The liberal arts, first described in Republican Rome, have been a component of higher education since the advent of the medieval university in the eleventh century. Despite such historical lineage, the value of a liberal arts education is continuously and publicly called into question, and this is a special problem for honors programs, most of which are rooted in the liberal arts. In the public debate about the liberal arts, politicians often insist that higher education must produce quantifiable results and consider subjects such as philosophy unnecessary at best and useless at worst. For example, Patrick McCrory, Governor of North Carolina, endorsed legislation to base funding for state higher education on post-graduate employment rather than enrollment. "It's not based on butts in seats, he said, but on how many of those butts can get jobs" (Inside Higher Ed par. 3). McCrory is not alone as numerous public figures argue for a concentrated focus on specific job training as an efficient path to financial stability. An uncertain economic climate adds sharpness to these heated public debates about what form of education will properly prepare students for an increasingly technology-driven world, and honors education has a lot at stake in these debates. The fate of the liberal arts is in many ways the fate of honors as well.

The phrase "liberal arts" is derived from the Latin "artes liberales" and originally referred to the skills needed to be an effective, informed, and voting citizen in ancient Rome, literally training in citizenship (Lind 52). Philosopher and author Martha Nussbaum still espouses this view, maintaining that the cultivation of citizenship through a liberal arts education is vital to democracy because it promotes critical thinking, an empathetic understanding of others, and proficiency at problem solving. For Nussbaum, a liberal arts education also enriches the soul, "the faculties of thought and imagination that make us human" (7). Although many writers and educators passionately defend and promote the humanities or liberal arts educational ideal, students often regard their college education as a tool for job preparation.

While politicians and parents debate what higher education should do for us, educators lament that it has failed us.

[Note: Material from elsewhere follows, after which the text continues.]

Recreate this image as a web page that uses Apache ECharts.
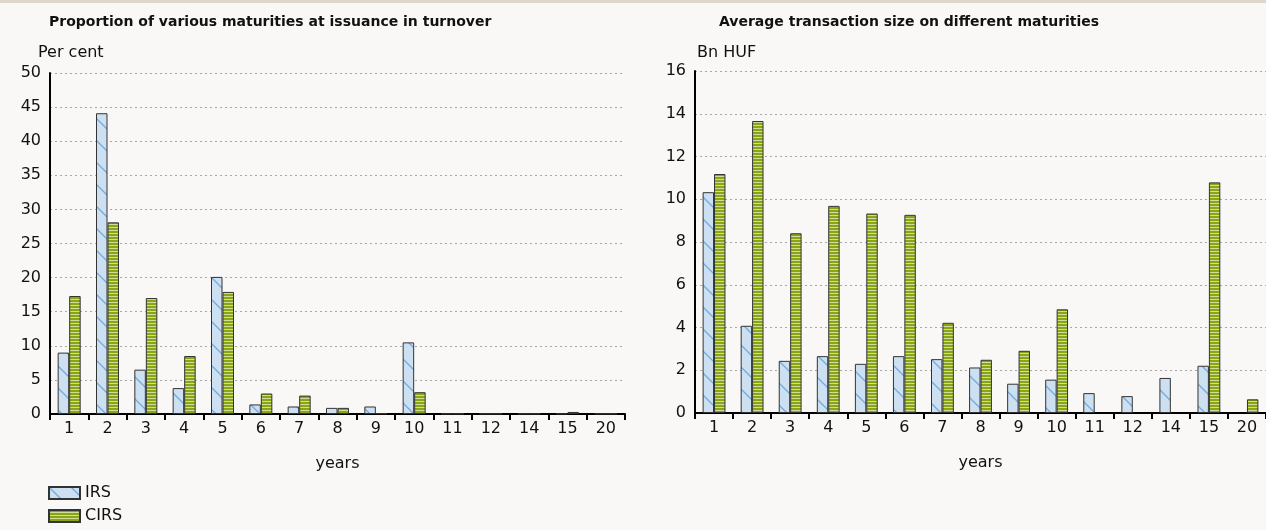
<!DOCTYPE html>
<html>
<head>
<meta charset="utf-8">
<script src="https://cdn.jsdelivr.net/npm/echarts@6/dist/echarts.min.js"></script>
<style>
  html, body { margin: 0; padding: 0; background: #f9f8f6; }
  #chart { width: 1266px; height: 530px; }
</style>
</head>
<body>
<div id="chart"></div>
<script>
// maturities (years)
const categories = ["1", "2", "3", "4", "5", "6", "7", "8", "9", "10", "11", "12", "14", "15", "20"];

// left: share in turnover, per cent
const shareIRS = [9.0, 44.1, 6.5, 3.8, 20.1, 1.4, 1.1, 0.9, 1.1, 10.5, 0.05, 0.05, 0.05, 0.05, 0.05];
const shareCIRS = [17.3, 28.1, 17.0, 8.5, 17.9, 3.0, 2.7, 0.9, 0.1, 3.2, 0.05, 0.05, 0.05, 0.3, 0.05];

// right: average transaction size, bn HUF
const sizeIRS = [10.33, 4.08, 2.44, 2.66, 2.3, 2.66, 2.52, 2.13, 1.37, 1.56, 0.93, 0.79, 1.64, 2.21, null];
const sizeCIRS = [11.18, 13.66, 8.41, 9.69, 9.33, 9.27, 4.22, 2.49, 2.91, 4.85, null, null, null, 10.79, 0.64];

const FONT = "DejaVu Sans";

// hatch patterns
function irsPattern() {
  const c = document.createElement("canvas");
  c.width = 22; c.height = 22;
  const g = c.getContext("2d");
  g.fillStyle = "#cde0f1";
  g.fillRect(0, 0, 22, 22);
  g.strokeStyle = "#74a9d8";
  g.lineWidth = 1.3;
  g.beginPath();
  g.moveTo(-2, -2); g.lineTo(24, 24);
  g.moveTo(-2, 20); g.lineTo(2, 24);
  g.moveTo(20, -2); g.lineTo(24, 2);
  g.stroke();
  return c;
}
function cirsPattern() {
  const c = document.createElement("canvas");
  c.width = 4; c.height = 3;
  const g = c.getContext("2d");
  g.fillStyle = "#8aa514";
  g.fillRect(0, 0, 4, 3);
  g.fillStyle = "#cfdc9c";
  g.fillRect(0, 2, 4, 1);
  return c;
}
const irsFill = { image: irsPattern(), repeat: "repeat" };
const cirsFill = { image: cirsPattern(), repeat: "repeat" };

let myChart = echarts.init(document.getElementById("chart"), null, { renderer: "canvas" });

function xAxisOf(gridIndex) {
  return {
    type: "category",
    gridIndex: gridIndex,
    data: categories,
    name: "years",
    nameLocation: "middle",
    nameGap: 42,
    nameTextStyle: { fontFamily: FONT, fontSize: 16, color: "#111" },
    axisLine: { lineStyle: { color: "#000", width: 2 } },
    axisTick: { show: true, length: 6, lineStyle: { color: "#000", width: 2 } },
    axisLabel: { fontFamily: FONT, fontSize: 16, color: "#111", margin: 7, interval: 0 }
  };
}
function yAxisOf(gridIndex, max, interval) {
  return {
    type: "value",
    gridIndex: gridIndex,
    min: 0,
    max: max,
    interval: interval,
    axisLine: { show: true, lineStyle: { color: "#000", width: 2 } },
    axisTick: { show: false },
    axisLabel: { fontFamily: FONT, fontSize: 16, color: "#111", margin: 9 },
    splitLine: { lineStyle: { color: "#a8a8a8", type: [2, 3], width: 1 } }
  };
}
function barOf(name, xi, fill, data) {
  return {
    name: name,
    type: "bar",
    xAxisIndex: xi,
    yAxisIndex: xi,
    data: data,
    barGap: "0%",
    barCategoryGap: "40%",
    itemStyle: { color: fill, borderColor: "#333", borderWidth: 1 }
  };
}

let option = {
  backgroundColor: "#f9f8f6",
  animation: false,
  graphic: [
    { type: "rect", shape: { x: 0, y: 0, width: 1266, height: 3 }, style: { fill: "#ddd6ca" } }
  ],
  title: [
    { text: "Proportion of various maturities at issuance in turnover", left: 44, top: 10,
      textStyle: { fontFamily: FONT, fontSize: 14, fontWeight: "bold", color: "#111" } },
    { text: "Average transaction size on different maturities", left: 714, top: 10,
      textStyle: { fontFamily: FONT, fontSize: 14, fontWeight: "bold", color: "#111" } },
    { text: "Per cent", left: 33, top: 40,
      textStyle: { fontFamily: FONT, fontSize: 16, fontWeight: "normal", color: "#111" } },
    { text: "Bn HUF", left: 692, top: 40,
      textStyle: { fontFamily: FONT, fontSize: 16, fontWeight: "normal", color: "#111" } }
  ],
  legend: {
    orient: "vertical",
    left: 48,
    top: 485,
    padding: 0,
    icon: "rect",
    itemWidth: 31,
    itemHeight: 12,
    itemGap: 7,
    textStyle: { fontFamily: FONT, fontSize: 16, color: "#111" },
    data: ["IRS", "CIRS"]
  },
  grid: [
    { left: 50, top: 73, width: 575, height: 341 },
    { left: 695, top: 71, width: 575, height: 342 }
  ],
  xAxis: [xAxisOf(0), xAxisOf(1)],
  yAxis: [yAxisOf(0, 50, 5), yAxisOf(1, 16, 2)],
  series: [
    barOf("IRS", 0, irsFill, shareIRS),
    barOf("CIRS", 0, cirsFill, shareCIRS),
    barOf("IRS", 1, irsFill, sizeIRS),
    barOf("CIRS", 1, cirsFill, sizeCIRS)
  ]
};

if (option && typeof option === "object") {
  myChart.setOption(option);
}
window.addEventListener("resize", myChart.resize);
</script>
</body>
</html>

In an extensive study based on analysis of the performance of 2,322 students on the Collegiate Learning Assessment, the authors of 2011's Academically Adrift claim that 45% of students demonstrate no improvement in complex reasoning, critical thinking, and writing skills after two years of college (36). Noting the large number of students who never graduate, classicist Victor David Hanson calls into question the entire higher educational system. Hanson places the majority of blame on "professors of traditional arts and sciences who could or would not effectively defend their disciplines or the classical university system," leading to a situation where "agenda-driven politicians, partisan ideologues, and careerist technocrats" have assumed control of the academy (Hanson par.19).

Adding fuel to the fire, many in higher education see the definition of liberal arts itself as debatable. For some, it refers to a general education; others say it is defined by the subject matter, such as the humanities or perhaps the classics (Lind 52). Ethyle Wolfe comments that, although colleges endorse combining liberal arts courses and professional training, "we have failed to come to grips with defining and incorporating a substantive Liberal Arts educational component" (459). Disagreement over exactly what subjects should be part of the curriculum is an ancient discussion, dating from Republican Rome. Early Romans such as Cato the Elder worried that Greek education and especially subjects like philosophy would corrupt the sturdy, hardworking, dutiful Roman character. But the lure of Greek studies was too compelling, and a Hellenistic educational model became the norm, altering the simplistic Roman education. By the end of the Republic, knowledge of Greek language and literature were necessary skills for an elite Roman man. Then, during the Middle Ages, the liberal arts were infused with Christian virtues and studied in the university as the Quadrivium and Trivium. Wealth and a spirit of discovery in the Renaissance led to the recovery of most extant Latin literature and spurred the creation of a new, secular educational model based on Roman literature and correct, classical Latin. Writers such as Petrarch rejected scholasticism and believed Medieval Latin was full of errors and interpolation.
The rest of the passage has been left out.